Suzana Queiroga, Olhos d’água, 2013. Vídeo, 7’26”. Fotografia de Mario Grisolli e Renato Vallone

 

Notas

[1] A respeito de uma concepção contemporânea de paisagem contrapondo-se àquela tradicional, ver CAUQUELIN, Anne. A invenção da paisagem. São Paulo: Martins Fontes, 2007.

[2] QUEIROGA, Suzana. Entrevista em texto do release da exposição “Olhos d’Água”. Niterói: Museu de Arte Contemporânea, 2013.
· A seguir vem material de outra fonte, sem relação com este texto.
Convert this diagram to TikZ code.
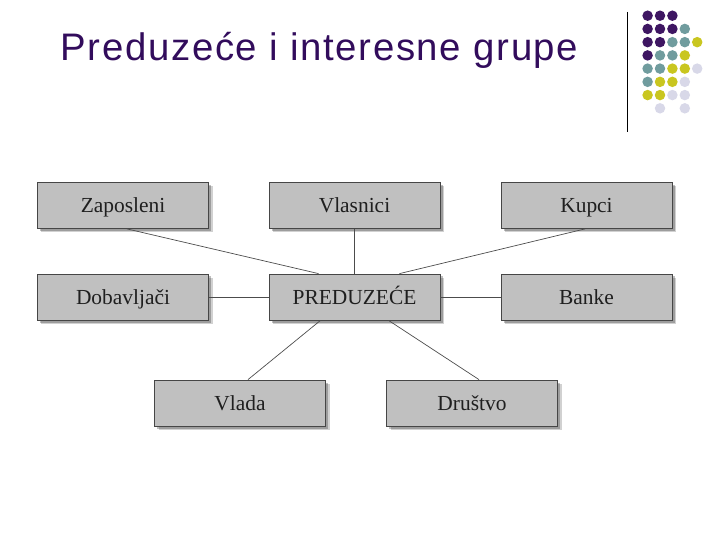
\documentclass[tikz,border=0pt]{standalone}
\usepackage{fontspec}
\setmainfont{Liberation Sans}
\newfontfamily\boxfont{Liberation Serif}
\newfontfamily\titlefont[LetterSpace=4.3]{Liberation Sans}
\usepackage{xcolor}
\usepackage{tikz}
\usetikzlibrary{positioning, shadows}

\definecolor{titlepurple}{RGB}{50,12,92}
\definecolor{dotP}{RGB}{62,22,98}
\definecolor{dotT}{RGB}{112,156,158}
\definecolor{dotY}{RGB}{201,198,32}
\definecolor{dotL}{RGB}{216,216,232}
\definecolor{boxgray}{RGB}{192,192,192}
\definecolor{boxline}{RGB}{70,70,70}

\begin{document}
\begin{tikzpicture}[x=1bp, y=-1bp,
    party/.style={rectangle, draw=boxline, fill=boxgray, line width=0.8pt, minimum width=171bp, minimum height=46bp, text height=14.5bp, text depth=0pt, align=center, font=\boxfont\fontsize{21.5}{25}\selectfont, text=black!88, drop shadow={shadow xshift=4bp, shadow yshift=-4bp, fill=black, opacity=0.18}, drop shadow={shadow xshift=2.5bp, shadow yshift=-2.5bp, fill=black, opacity=0.25}},
    link/.style={draw=black!70, line width=0.7pt},
    dot/.style={circle, inner sep=0pt, minimum size=10.5bp}
]
\useasboundingbox (0,0) rectangle (720,540);

% title and corner decoration
\node[anchor=base west, inner sep=0pt, text=titlepurple, font=\titlefont\fontsize{38.5}{44}\selectfont] (title) at (60.5,60.7) {Preduzeće i interesne grupe};
\coordinate (bartop) at (627,12);
\coordinate (barbot) at (627,132);
\draw[line width=0.8pt] (bartop) -- (barbot);
\foreach \c/\r/\col in {0/0/dotP, 1/0/dotP, 2/0/dotP,
                         0/1/dotP, 1/1/dotP, 2/1/dotP, 3/1/dotT,
                         0/2/dotP, 1/2/dotP, 2/2/dotT, 3/2/dotT, 4/2/dotY,
                         0/3/dotP, 1/3/dotT, 2/3/dotT, 3/3/dotY,
                         0/4/dotT, 1/4/dotT, 2/4/dotY, 3/4/dotY, 4/4/dotL,
                         0/5/dotT, 1/5/dotY, 2/5/dotY, 3/5/dotL,
                         0/6/dotY, 1/6/dotY, 2/6/dotL, 3/6/dotL,
                         1/7/dotL, 3/7/dotL}
    \node[dot, fill=\col] (d\c\r) at ({647.6+12.4*\c},{15.7+13.23*\r}) {};

% stakeholders
\node[party] (zap) at (123,205.5) {Zaposleni};
\node[party] (vla) at (354.5,205.5) {Vlasnici};
\node[party] (kup) at (586.5,205.5) {Kupci};
\node[party] (dob) at (123,297) {Dobavljači};
\node[party] (pred) at (354.5,297) {PREDUZEĆE};
\node[party] (ban) at (586.5,297) {Banke};
\node[party] (vld) at (240,403) {Vlada};
\node[party] (dru) at (472,403) {Društvo};

\draw[link] ([xshift=4bp]zap.south) -- ([xshift=-36bp]pred.north);
\draw[link] (vla.south) -- (pred.north);
\draw[link] ([xshift=-1.5bp]kup.south) -- ([xshift=45bp]pred.north);
\draw[link] (dob.east) -- (pred.west);
\draw[link] (pred.east) -- (ban.west);
\draw[link] ([xshift=-34bp]pred.south) -- ([xshift=8bp]vld.north);
\draw[link] ([xshift=34bp]pred.south) -- ([xshift=7bp]dru.north);

\end{tikzpicture}
\end{document}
[3] A coincidência de o projeto “Olhos d’Água” ser apresentado ao mesmo tempo que uma mostra de Joseph Beuys no Museu de Arte Contemporânea acrescenta outra camada de significação à sua experiência. Beuys foi piloto de ataque da Luftwaffe na Segunda Guerra Mundial e sofre um acidente aéreo que marca profundamente sua obra, pela escolha e simbologia dos materiais como, por exemplo, gordura e feltro. Esses materiais, empregados no seu salvamento, também incorporam outros estratos de significados, como qualidades físicas de isolamento e condução de energia, que também invocam irradiações espirituais. Tal qual um xamã, Beuys procura, em sua vida e em seu trabalho, a restauração da unidade perdida entre natureza e espírito, um modo de pensar que inclui associações míticas e mágico-religiosas. 

[4] SERRES, Michel. Os cinco sentidos. Rio de Janeiro: Bertrand Brasil, 2001, p.20.